--- DATA SUPPLIED ---

————————

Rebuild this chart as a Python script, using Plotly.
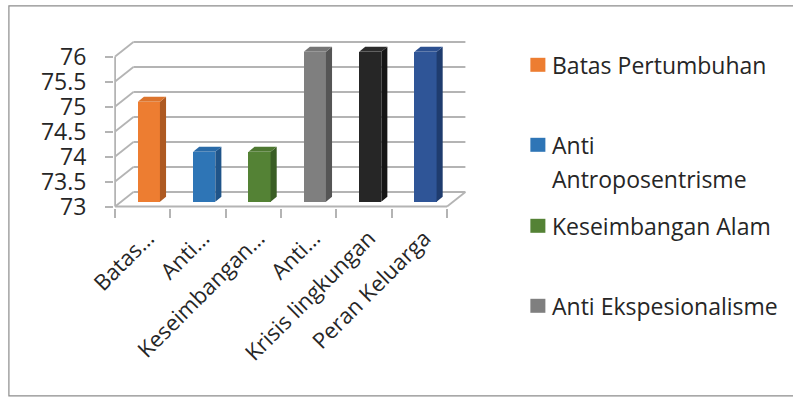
import plotly.graph_objects as go

# ---- data -------------------------------------------------------------
categories = ["Batas Pertumbuhan", "Anti Antroposentrisme", "Keseimbangan Alam",
              "Anti Ekspesionalisme", "Krisis lingkungan", "Peran Keluarga"]
tick_labels = ["Batas…", "Anti…", "Keseimbangan…", "Anti…",
               "Krisis lingkungan", "Peran Keluarga"]
values = [75, 74, 74, 76, 76, 76]
y_ticks = [73, 73.5, 74, 74.5, 75, 75.5, 76]

front_colors = ["#ED7D31", "#2E75B6", "#548235", "#7F7F7F", "#262626", "#2F5597"]
side_colors = ["#AE5A22", "#1F5489", "#3A5E25", "#555555", "#161616", "#1F3C6E"]
top_colors = ["#DC742D", "#2A6BA8", "#4E7831", "#767676", "#2C2C2C", "#2C5090"]

# the legend box only has room for the first four entries
legend_count = 4

# ---- layout geometry ----------------------------------------------------
W, H = 793, 397
X_PX, Y_PX = 55.28, 50.0            # pixels per category / per unit
X_RANGE = [-0.52, 5.86]
Y_RANGE = [72.97, 76.31]
ML = 114
PLOT_W = (X_RANGE[1] - X_RANGE[0]) * X_PX
PLOT_H = (Y_RANGE[1] - Y_RANGE[0]) * Y_PX
MR = W - ML - PLOT_W
MB = 188.8
MT = H - MB - PLOT_H

DX = 18.3 / X_PX                    # depth offset of the back wall (x units)
DY = 14.5 / Y_PX                    # depth offset of the back wall (y units)
F1, F2 = 1 / 3, 2 / 3               # near / far faces of the bars
BAR_W = 0.4
BASE = y_ticks[0]
n = len(categories)
x_lo, x_hi = -0.5, n - 0.5

GRID = "#B4B4B4"
TEXT = "#262626"
FONT = "Open Sans"


def px_to_paper(px, py):
    return (px - ML) / PLOT_W, ((H - MB) - py) / PLOT_H


fig = go.Figure()

# front faces of the bars
fig.add_trace(go.Bar(
    x=[i + F1 * DX for i in range(n)],
    y=[v - BASE for v in values],
    base=BASE + F1 * DY,
    width=BAR_W,
    marker=dict(color=front_colors, line=dict(width=0)),
    showlegend=False,
    hoverinfo="skip",
))

# side and top faces
ddx, ddy = (F2 - F1) * DX, (F2 - F1) * DY
for i, v in enumerate(values):
    cx = i + F1 * DX
    l, r = cx - BAR_W / 2, cx + BAR_W / 2
    b0, t0 = BASE + F1 * DY, v + F1 * DY
    fig.add_trace(go.Scatter(
        x=[r, r + ddx, r + ddx, r, r], y=[b0, b0 + ddy, t0 + ddy, t0, b0],
        fill="toself", fillcolor=side_colors[i], mode="lines",
        line=dict(width=0, color=side_colors[i]), showlegend=False, hoverinfo="skip"))
    fig.add_trace(go.Scatter(
        x=[l, r, r + ddx, l + ddx, l], y=[t0, t0, t0 + ddy, t0 + ddy, t0],
        fill="toself", fillcolor=top_colors[i], mode="lines",
        line=dict(width=0, color=top_colors[i]), showlegend=False, hoverinfo="skip"))

shapes = []
line_style = dict(color=GRID, width=1.8)
# walls: left-side diagonals plus back-wall gridlines
for t in y_ticks:
    shapes.append(dict(type="line", xref="x", yref="y", layer="below",
                       x0=x_lo, y0=t, x1=x_lo + DX, y1=t + DY, line=line_style))
    shapes.append(dict(type="line", xref="x", yref="y", layer="below",
                       x0=x_lo + DX, y0=t + DY, x1=x_hi + DX, y1=t + DY, line=line_style))
# floor front edge and right edge
shapes.append(dict(type="line", xref="x", yref="y", layer="below",
                   x0=x_lo, y0=BASE, x1=x_hi, y1=BASE, line=line_style))
shapes.append(dict(type="line", xref="x", yref="y", layer="below",
                   x0=x_hi, y0=BASE, x1=x_hi + DX, y1=BASE + DY, line=line_style))
# front vertical axis
shapes.append(dict(type="line", xref="x", yref="y", layer="below",
                   x0=x_lo, y0=BASE, x1=x_lo, y1=y_ticks[-1], line=line_style))

# chart frame
fx0, fy0 = px_to_paper(9, 396)
fx1, fy1 = px_to_paper(806, 6)
shapes.append(dict(type="rect", xref="paper", yref="paper",
                   x0=fx0, y0=fy0, x1=fx1, y1=fy1,
                   line=dict(color="#8C8C8C", width=1.2)))

# legend (squares + labels)
annotations = []
legend_rows = [65, 145, 226, 306]
for k in range(legend_count):
    cy = legend_rows[k]
    sx0, sy0 = px_to_paper(530, cy + 7)
    sx1, sy1 = px_to_paper(545, cy - 7)
    shapes.append(dict(type="rect", xref="paper", yref="paper",
                       x0=sx0, y0=sy0, x1=sx1, y1=sy1,
                       fillcolor=front_colors[k], line=dict(width=0)))
    words = categories[k].split(" ")
    lines = [categories[k]] if k != 1 else words
    for j, txt in enumerate(lines):
        ax, ay = px_to_paper(550, cy + j * 34)
        annotations.append(dict(xref="paper", yref="paper", x=ax, y=ay,
                                xanchor="left", yanchor="middle", showarrow=False,
                                text=txt, font=dict(family=FONT, size=23, color=TEXT)))

fig.update_layout(
    width=W, height=H,
    margin=dict(l=ML, r=MR, t=MT, b=MB, pad=0),
    paper_bgcolor="white", plot_bgcolor="white",
    font=dict(family=FONT, size=22, color=TEXT),
    showlegend=False,
    bargap=0,
    shapes=shapes,
    annotations=annotations,
    xaxis=dict(
        range=X_RANGE, showgrid=False, zeroline=False, showline=False,
        tickmode="array", tickvals=list(range(n)), ticktext=tick_labels,
        tickangle=-45, ticks="", ticklabelstandoff=12, ticklabelshift=5,
        tickfont=dict(family=FONT, size=22, color=TEXT),
        minor=dict(tickvals=[i - 0.5 for i in range(n + 1)], ticks="outside",
                   ticklen=9, tickwidth=1.8, tickcolor=GRID, showgrid=False),
        fixedrange=True,
    ),
    yaxis=dict(
        range=Y_RANGE, showgrid=False, zeroline=False, showline=False,
        tickmode="array", tickvals=y_ticks,
        ticktext=[f"{t:g}" for t in y_ticks],
        tickfont=dict(family=FONT, size=23, color=TEXT),
        ticks="outside", ticklen=8, tickwidth=1.8, tickcolor=GRID,
        ticklabelstandoff=14, fixedrange=True,
    ),
)

fig.write_html("out.html")
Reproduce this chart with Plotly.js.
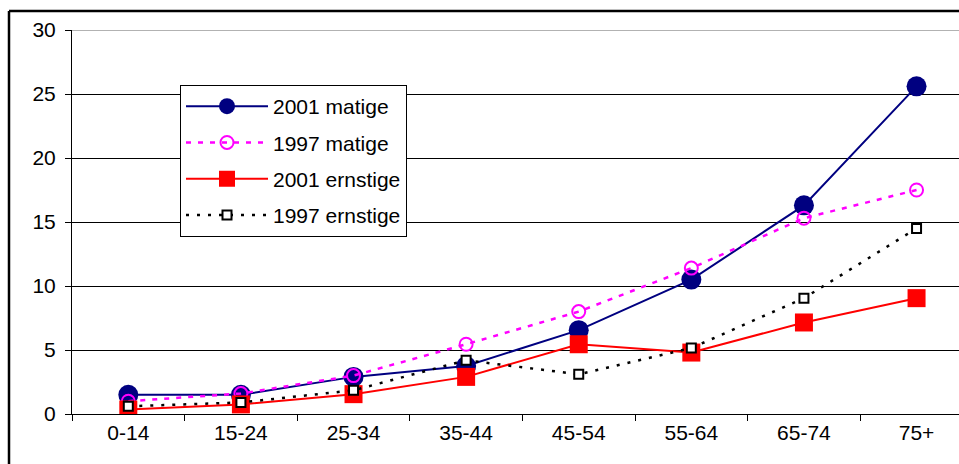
<!DOCTYPE html>
<html>
<head>
<meta charset="utf-8">
<script src="https://cdn.plot.ly/plotly-3.0.1.min.js"></script>
<style>
html,body{margin:0;padding:0;background:#fff;}
#chart{width:959px;height:464px;}
</style>
</head>
<body>
<div id="chart"></div>
<script>
const categories = ["0-14","15-24","25-34","35-44","45-54","55-64","65-74","75+"];
const matige2001 = [1.5, 1.5, 2.9, 3.75, 6.55, 10.5, 16.3, 25.6];
const matige1997 = [1.0, 1.6, 3.0, 5.45, 8.0, 11.4, 15.3, 17.5];
const ernstige2001 = [0.35, 0.75, 1.55, 2.9, 5.45, 4.8, 7.15, 9.05];
const ernstige1997 = [0.6, 0.9, 1.85, 4.2, 3.1, 5.15, 9.05, 14.5];
const yTicks = [0, 5, 10, 15, 20, 25, 30];

const F = '"Liberation Sans", Arial, sans-serif';

const traces = [
  {x: categories, y: matige2001, name: "2001 matige", mode: "lines+markers", legendgroup: "a",
   line: {color: "#000080", width: 2},
   marker: {symbol: "circle", size: 20, color: "#000080"}},
  {x: categories, y: matige1997, name: "1997 matige", mode: "lines+markers", legendgroup: "b",
   line: {color: "#FF00FF", width: 2.5, dash: "5px,7px"},
   marker: {symbol: "circle-open", size: 13, color: "#FF00FF", line: {width: 2, color: "#FF00FF"}}},
  {x: categories, y: ernstige2001, name: "2001 ernstige", mode: "lines+markers", legendgroup: "c",
   line: {color: "#FF0000", width: 2},
   marker: {symbol: "square", size: 18, color: "#FF0000"}},
  {x: categories, y: ernstige1997, name: "1997 ernstige", mode: "lines+markers", legendgroup: "d",
   line: {color: "#000000", width: 2.5, dash: "3px,8px"},
   marker: {symbol: "square", size: 9, color: "#FFFFFF", line: {width: 2, color: "#000000"}}}
];

const layout = {
  width: 959, height: 464,
  margin: {l: 72, r: 0, t: 30, b: 50, pad: 0},
  paper_bgcolor: "#fff", plot_bgcolor: "#fff",
  font: {family: F, size: 21, color: "#000"},
  showlegend: true,
  legend: {
    x: (180-72)/887, y: (414-85)/384, xanchor: "left", yanchor: "top",
    bordercolor: "#000", borderwidth: 1, bgcolor: "#fff",
    font: {family: F, size: 21, color: "#000"},
    traceorder: "grouped", tracegroupgap: 6, itemwidth: 82
  },
  xaxis: {
    type: "category", range: [-0.5, 7.377],
    showline: true, linecolor: "#000", linewidth: 1,
    ticks: "outside", ticklen: 6, tickcolor: "#000", tickson: "boundaries",
    showgrid: false, zeroline: false,
    tickfont: {family: F, size: 21, color: "#000"}
  },
  yaxis: {
    range: [0, 30], tickvals: yTicks, ticktext: yTicks.map(String),
    showline: true, linecolor: "#000", linewidth: 1,
    ticks: "outside", ticklen: 6, tickcolor: "#000", ticklabelstandoff: 5,
    showgrid: true, gridcolor: "#000", gridwidth: 1, zeroline: false,
    tickfont: {family: F, size: 21, color: "#000"}
  },
  shapes: [
    {type: "line", xref: "paper", yref: "y", x0: 0, x1: 1, y0: 30, y1: 30,
     line: {color: "#999", width: 1.5}, layer: "above"},
    {type: "line", xref: "paper", yref: "paper", x0: -63/887, x1: 1.1, y0: (414-11)/384, y1: (414-11)/384,
     line: {color: "#000", width: 2.5}},
    {type: "line", xref: "paper", yref: "paper", x0: -63/887, x1: -63/887, y0: (414-11)/384, y1: -0.2,
     line: {color: "#000", width: 2.5}}
  ]
};

Plotly.newPlot("chart", traces, layout, {displayModeBar: false, staticPlot: true});
</script>
</body>
</html>
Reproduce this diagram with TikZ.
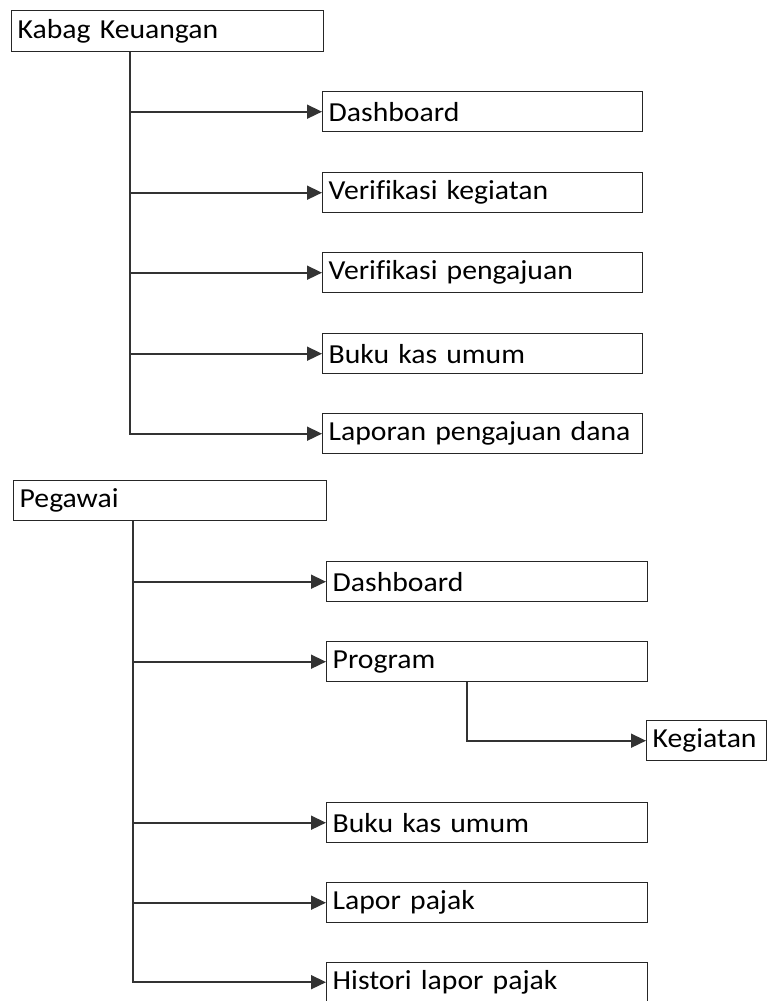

————————

--- TO BE DONE ---
Lines that hold "with" are the ones to copy; find all of them.

--- OUTPUT BELOW ---
Reproduce this chart with Plotly.js.
Reproduce this diagram with TikZ.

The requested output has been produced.